Records shown =>
|---|
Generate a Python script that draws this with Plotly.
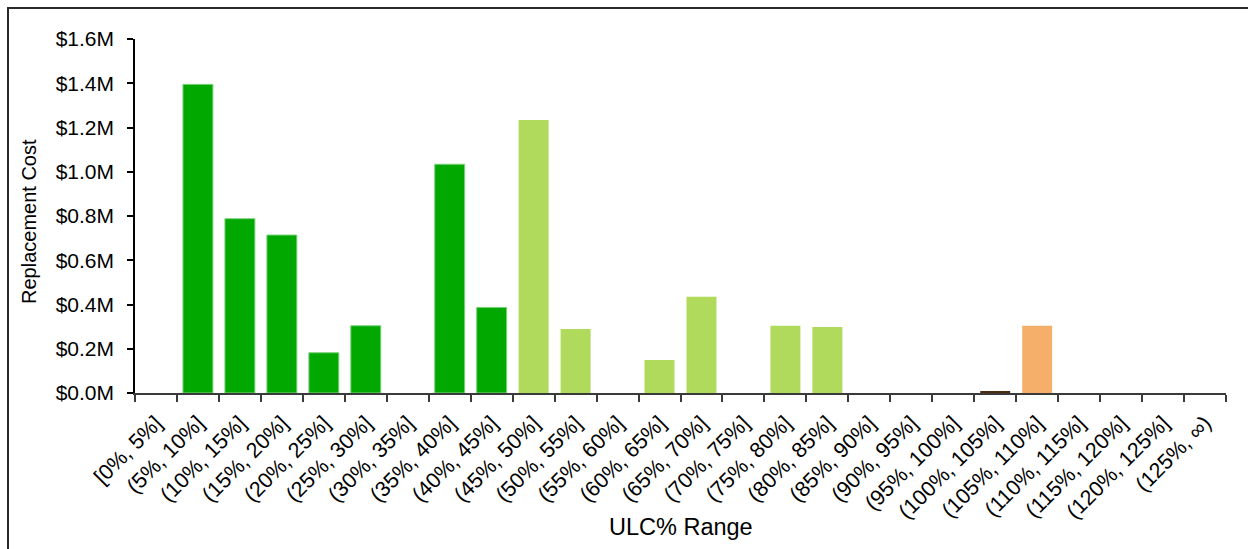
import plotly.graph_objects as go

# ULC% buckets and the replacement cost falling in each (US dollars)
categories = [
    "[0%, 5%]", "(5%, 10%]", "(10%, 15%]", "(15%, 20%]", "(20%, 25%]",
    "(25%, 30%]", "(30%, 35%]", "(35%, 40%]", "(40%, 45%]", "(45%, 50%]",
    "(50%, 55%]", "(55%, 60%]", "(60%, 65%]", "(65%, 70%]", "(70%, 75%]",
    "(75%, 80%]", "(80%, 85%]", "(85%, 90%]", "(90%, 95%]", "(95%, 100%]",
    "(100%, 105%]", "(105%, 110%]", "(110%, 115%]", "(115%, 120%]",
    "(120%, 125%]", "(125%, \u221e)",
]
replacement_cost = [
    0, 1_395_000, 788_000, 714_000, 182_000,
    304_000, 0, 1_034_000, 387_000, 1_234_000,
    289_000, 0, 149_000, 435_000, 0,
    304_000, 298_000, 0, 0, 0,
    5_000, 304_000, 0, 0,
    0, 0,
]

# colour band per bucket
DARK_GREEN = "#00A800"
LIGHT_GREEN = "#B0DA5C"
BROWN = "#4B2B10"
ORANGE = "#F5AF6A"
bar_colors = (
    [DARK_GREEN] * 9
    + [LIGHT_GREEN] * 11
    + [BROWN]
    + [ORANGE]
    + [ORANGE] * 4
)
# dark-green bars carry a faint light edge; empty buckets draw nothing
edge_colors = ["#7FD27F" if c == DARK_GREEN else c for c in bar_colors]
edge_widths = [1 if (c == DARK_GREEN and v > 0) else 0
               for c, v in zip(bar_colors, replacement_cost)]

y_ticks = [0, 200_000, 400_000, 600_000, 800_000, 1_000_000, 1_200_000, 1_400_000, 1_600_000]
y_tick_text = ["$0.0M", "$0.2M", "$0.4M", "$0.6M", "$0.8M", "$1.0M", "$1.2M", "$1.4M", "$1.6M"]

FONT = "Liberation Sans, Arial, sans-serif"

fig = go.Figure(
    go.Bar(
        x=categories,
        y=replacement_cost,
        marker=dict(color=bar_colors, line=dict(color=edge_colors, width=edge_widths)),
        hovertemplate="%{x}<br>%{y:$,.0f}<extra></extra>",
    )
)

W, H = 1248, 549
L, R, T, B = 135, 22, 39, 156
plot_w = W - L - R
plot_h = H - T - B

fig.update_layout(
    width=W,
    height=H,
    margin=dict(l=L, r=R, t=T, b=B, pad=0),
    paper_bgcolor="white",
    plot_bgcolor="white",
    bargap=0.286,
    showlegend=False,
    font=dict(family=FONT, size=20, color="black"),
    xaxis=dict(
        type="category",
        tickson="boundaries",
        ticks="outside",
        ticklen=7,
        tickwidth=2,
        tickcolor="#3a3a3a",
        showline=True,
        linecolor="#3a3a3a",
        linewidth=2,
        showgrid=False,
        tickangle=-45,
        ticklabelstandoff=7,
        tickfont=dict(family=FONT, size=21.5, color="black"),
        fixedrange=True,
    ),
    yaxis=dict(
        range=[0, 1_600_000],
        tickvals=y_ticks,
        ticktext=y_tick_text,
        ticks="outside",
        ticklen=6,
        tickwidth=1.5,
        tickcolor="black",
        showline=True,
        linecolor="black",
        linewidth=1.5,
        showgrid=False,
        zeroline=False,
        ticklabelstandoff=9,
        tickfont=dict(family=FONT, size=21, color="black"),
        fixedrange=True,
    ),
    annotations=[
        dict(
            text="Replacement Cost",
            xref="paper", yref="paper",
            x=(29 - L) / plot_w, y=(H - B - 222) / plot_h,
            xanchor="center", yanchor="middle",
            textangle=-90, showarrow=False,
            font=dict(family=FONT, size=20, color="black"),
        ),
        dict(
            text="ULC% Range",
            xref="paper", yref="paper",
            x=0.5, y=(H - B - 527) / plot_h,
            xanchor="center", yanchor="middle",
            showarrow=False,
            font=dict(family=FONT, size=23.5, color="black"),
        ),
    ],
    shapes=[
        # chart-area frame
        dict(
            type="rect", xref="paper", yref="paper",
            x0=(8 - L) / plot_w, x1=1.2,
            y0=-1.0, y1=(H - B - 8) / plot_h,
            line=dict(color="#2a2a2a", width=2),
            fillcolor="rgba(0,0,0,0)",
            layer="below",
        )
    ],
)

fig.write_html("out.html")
|---|
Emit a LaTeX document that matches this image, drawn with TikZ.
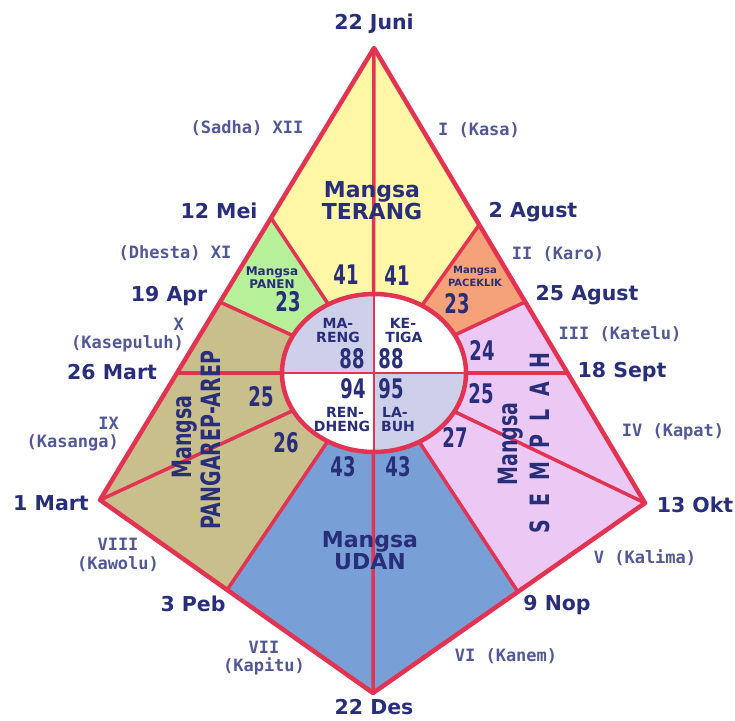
|---|
Problem to work on =>
The lines you need run from the one containing "Generate a Python" down to the one containing "for c, v in"; print them exactly, both ends included, and leave out pictures.

Problem solution =>
Generate a Python script that draws this with Plotly.
import plotly.graph_objects as go

# ULC% buckets and the replacement cost falling in each (US dollars)
categories = [
    "[0%, 5%]", "(5%, 10%]", "(10%, 15%]", "(15%, 20%]", "(20%, 25%]",
    "(25%, 30%]", "(30%, 35%]", "(35%, 40%]", "(40%, 45%]", "(45%, 50%]",
    "(50%, 55%]", "(55%, 60%]", "(60%, 65%]", "(65%, 70%]", "(70%, 75%]",
    "(75%, 80%]", "(80%, 85%]", "(85%, 90%]", "(90%, 95%]", "(95%, 100%]",
    "(100%, 105%]", "(105%, 110%]", "(110%, 115%]", "(115%, 120%]",
    "(120%, 125%]", "(125%, \u221e)",
]
replacement_cost = [
    0, 1_395_000, 788_000, 714_000, 182_000,
    304_000, 0, 1_034_000, 387_000, 1_234_000,
    289_000, 0, 149_000, 435_000, 0,
    304_000, 298_000, 0, 0, 0,
    5_000, 304_000, 0, 0,
    0, 0,
]

# colour band per bucket
DARK_GREEN = "#00A800"
LIGHT_GREEN = "#B0DA5C"
BROWN = "#4B2B10"
ORANGE = "#F5AF6A"
bar_colors = (
    [DARK_GREEN] * 9
    + [LIGHT_GREEN] * 11
    + [BROWN]
    + [ORANGE]
    + [ORANGE] * 4
)
# dark-green bars carry a faint light edge; empty buckets draw nothing
edge_colors = ["#7FD27F" if c == DARK_GREEN else c for c in bar_colors]
edge_widths = [1 if (c == DARK_GREEN and v > 0) else 0
               for c, v in zip(bar_colors, replacement_cost)]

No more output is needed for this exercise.